A five-year plan to transform juvenile justice systems in Los Angeles County will be based on a “care-first” model, the Los Angeles Times reports.
The plan, presented this week in a motion by the County Board of Supervisors, emphasizes rehabilitation and support by placing youth in “home-like settings,” and will create a new Department of Youth Development.
The settings would include specific treatment and support services to help better treat youth who were convicted of crimes to return to society after incarceration.
Supervisors Sheila Kuehl and Mark Ridley-Thomas released their motion Tuesday detailing further action that the county needed to take to better reform their juvenile justice facilities in response to a report by the Youth Justice Work Group (YJWG) that was released in October.
The first step in the reform “calls for a gradual wind-down of the probation department’s juvenile operations and an initial $75 million investment in the Department of Youth Development in the next county budget, which is approved in June,” reported the Los Angeles Times.
Although the plan was approved unanimously Tuesday, it could take more than five years to completely finish.
The five-year plan has three recommended phases outlined in the October report.
Phase one includes establishing the needed administrative and planning support to carry out the reform, phase two includes initial launches of support centers and services and phase three continues to expand on programs built in phase one and two.
The YJWG report also calls for nine core values that Kuehl and Ridley-Thomas emphasized in their motion, including racial and ethnic equity, restorative and transformative justice, transparency and accountability and evidence-informed design, among others.
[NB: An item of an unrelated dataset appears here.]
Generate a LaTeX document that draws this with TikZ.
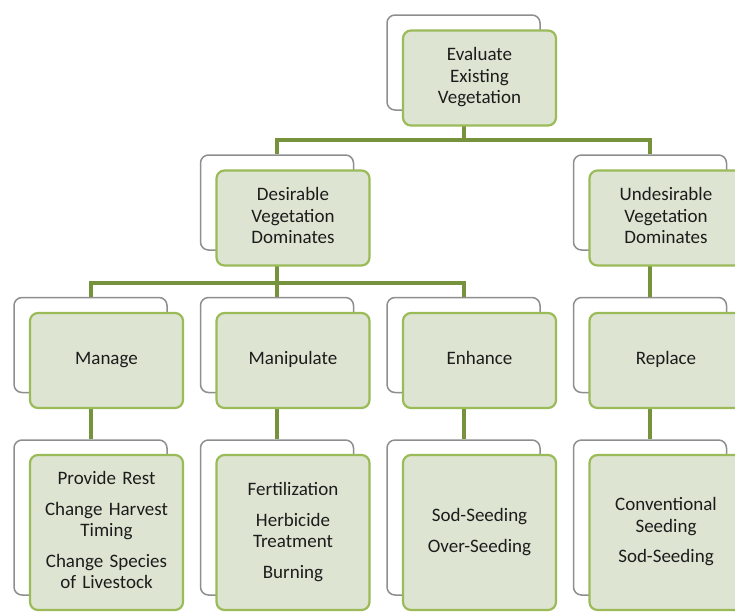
\documentclass[tikz,border=0pt]{standalone}
\usepackage{fontspec}
\setmainfont{Carlito}
\usepackage{tikz}
\usetikzlibrary{backgrounds}

\definecolor{boxfill}{HTML}{DDE5D2}
\definecolor{boxline}{HTML}{9BBB59}
\definecolor{linkcol}{HTML}{76923C}
\definecolor{backline}{HTML}{8E8E8E}
\definecolor{textcol}{HTML}{1C1C1C}

\begin{document}
\begin{tikzpicture}[x=1pt, y=-1pt]
        \tikzset{BackStyle/.style = {draw = backline, line width = 1.5pt, fill = white,
                rounded corners = 8pt, minimum width = 153pt, minimum height = 95pt},
                FrontStyle/.style = {draw = boxline, line width = 2.2pt, fill = boxfill,
                rounded corners = 8pt, minimum width = 153pt, minimum height = 95pt,
                text width = 145pt, align = center, text = textcol,
                font = \fontsize{19}{21.5}\selectfont,
                execute at begin node = \strut, execute at end node = \strut},
                Tall/.style = {minimum height = 155pt},
                LinkStyle/.style = {draw = linkcol, line width = 4pt}}
        \useasboundingbox (0,0) rectangle (735,611);
        % back boxes
        \node[BackStyle] (evalb) at (463.5,62.5) {};
        \node[BackStyle] (desb) at (277,202.5) {};
        \node[BackStyle] (undb) at (650,202.5) {};
        \node[BackStyle] (manb) at (90.5,345) {};
        \node[BackStyle] (manipb) at (277,345) {};
        \node[BackStyle] (enhb) at (463.5,345) {};
        \node[BackStyle] (repb) at (650,345) {};
        \node[BackStyle, Tall] (restb) at (90.5,517.5) {};
        \node[BackStyle, Tall] (fertb) at (277,517.5) {};
        \node[BackStyle, Tall] (sodb) at (463.5,517.5) {};
        \node[BackStyle, Tall] (convb) at (650,517.5) {};
        % front boxes
        \node[FrontStyle] (eval) at ([shift={(16,15.5)}]evalb) {Evaluate\\Existing\\Vegetation};
        \node[FrontStyle] (des) at ([shift={(16,15.5)}]desb) {Desirable\\Vegetation\\Dominates};
        \node[FrontStyle] (und) at ([shift={(16,15.5)}]undb) {Undesirable\\Vegetation\\Dominates};
        \node[FrontStyle] (man) at ([shift={(16,15.5)}]manb) {Manage};
        \node[FrontStyle] (manip) at ([shift={(16,15.5)}]manipb) {Manipulate};
        \node[FrontStyle] (enh) at ([shift={(16,15.5)}]enhb) {Enhance};
        \node[FrontStyle] (rep) at ([shift={(16,15.5)}]repb) {Replace};
        \node[FrontStyle, Tall] (rest) at ([shift={(16,15)}]restb)
            {Provide Rest\\[9pt]Change Harvest\\Timing\\[9pt]Change Species\\of Livestock};
        \node[FrontStyle, Tall] (fert) at ([shift={(16,15)}]fertb)
            {Fertilization\\[9pt]Herbicide\\Treatment\\[9pt]Burning};
        \node[FrontStyle, Tall] (sod) at ([shift={(16,15)}]sodb)
            {Sod-Seeding\\[9pt]Over-Seeding};
        \node[FrontStyle, Tall] (conv) at ([shift={(16,15)}]convb)
            {Conventional\\Seeding\\[9pt]Sod-Seeding};
        % connectors
        \begin{scope}[on background layer]
            \draw[LinkStyle] (evalb) -- ++(0,77.5) -| (desb);
            \draw[LinkStyle] (evalb) -- ++(0,77.5) -| (undb);
            \draw[LinkStyle] (desb) -- ++(0,80.5) -| (manb);
            \draw[LinkStyle] (desb) -- (manipb);
            \draw[LinkStyle] (desb) -- ++(0,80.5) -| (enhb);
            \draw[LinkStyle] (undb) -- (repb);
            \draw[LinkStyle] (manb) -- (restb);
            \draw[LinkStyle] (manipb) -- (fertb);
            \draw[LinkStyle] (enhb) -- (sodb);
            \draw[LinkStyle] (repb) -- (convb);
        \end{scope}
    \end{tikzpicture}
\end{document}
“We will always have young people that need to be isolated from the community because they’re dangerous and it’s [best for] public safety,” said supervisor Sheila Kuehl.
“So, there will be locked facilities, but I don’t believe that we want to see them look like prisons with barbed wire.”
According to the article, youth incarceration in Los Angeles County already has racial disparities, with Black youth over six times more likely to be arrested and 25 times more likely to be incarcerated in comparison to youth their age in L.A. County who are white.
The largest justice system in the nation, Los Angeles County’s disparities are reflective of the racial disparities within the juvenile system across the nation.
According to the Prison Policy Initiative, even though in 2019 only 14 percent of youth in the United States were Black, Black boys made up 42 percent of juvenile facilities. Black girls made up 35 percent.
In addition to racial disparities, a 2004 US Department of Justice Investigation found “unsafe and abusive conditions” in the county’s juvenile facilities as well as civil rights violations.
According to the motion, the county is confident in their reform after similar juvenile justice reform efforts have been taken successfully in New York City, through the Department of Community and Youth Development, and by Oregon’s Youth Development Division, among others.
Kuehl and Ridley-Thomas noted in their motion that the push for reform wasn’t a criticism of the services already provided by officers and facilities in LA County.
“After more than a decade of incremental reform, it is time for the County to truly reimagine youth justice,” said the motion. “In the same way that the Board has embraced a care first, jail last approach to the criminal justice system, it is incumbent upon the Board to embrace a care first youth development approach to youth justice.”
Critics of the program claim that there aren’t enough housing options and community support needed to make the program successful.
The transition into less traditional incarceration measures for youth represents a steep decline in youth incarceration, which decreased 60 percent from 2000 to 2019 in the United States, according to data from the Prison Policy Initiative.